Enclosure, Ballybraher, Co. Cork
Co. Cork |
Enclosures
In the pasture at Ballybraher in County Cork, on a north-facing slope, there is a site that no longer exists in any visible sense.
An oval enclosure, roughly 30 metres east to west and 20 metres north to south, was recorded on the Ordnance Survey six-inch map of 1842, but by the time anyone thought to look for it on the ground, it had been levelled entirely. There is no surface trace. The grass grows over it without interruption.

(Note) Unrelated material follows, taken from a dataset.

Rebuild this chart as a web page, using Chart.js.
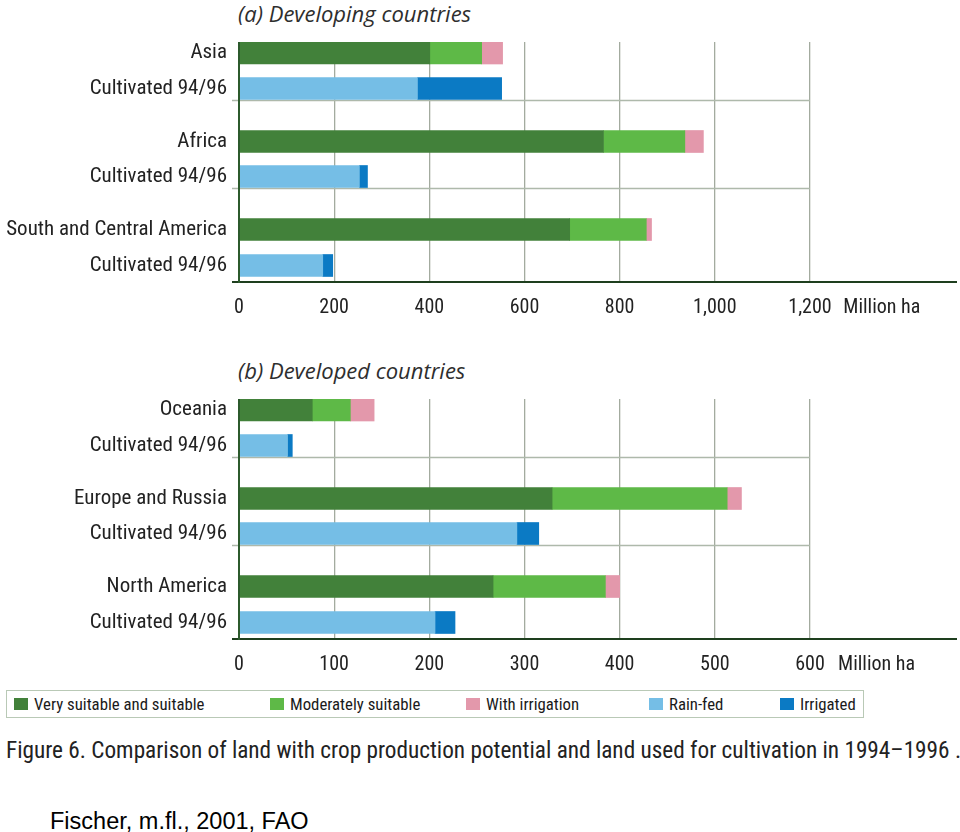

Enclosures of this type are a common feature of the Irish archaeological landscape, ranging from simple ringforts, which were farmsteads enclosed by an earthen bank and ditch, to more ceremonial or defensive structures. Without excavation it is rarely possible to say with certainty what a levelled example once was, or when it was built. What the 1842 map records is not the living site but already, perhaps, a fading one, its banks reduced enough that a surveyor captured an outline rather than a monument. The dimensions are modest, roughly in keeping with a small domestic enclosure, but the north-facing aspect of the slope is a slightly unusual choice, since most comparable sites tend to favour more sheltered or southerly orientations.
There is nothing for a visitor to see here in any conventional sense. The interest lies precisely in that absence, in the fact that the cartographic record preserves the ghost of something the landscape itself has since absorbed completely.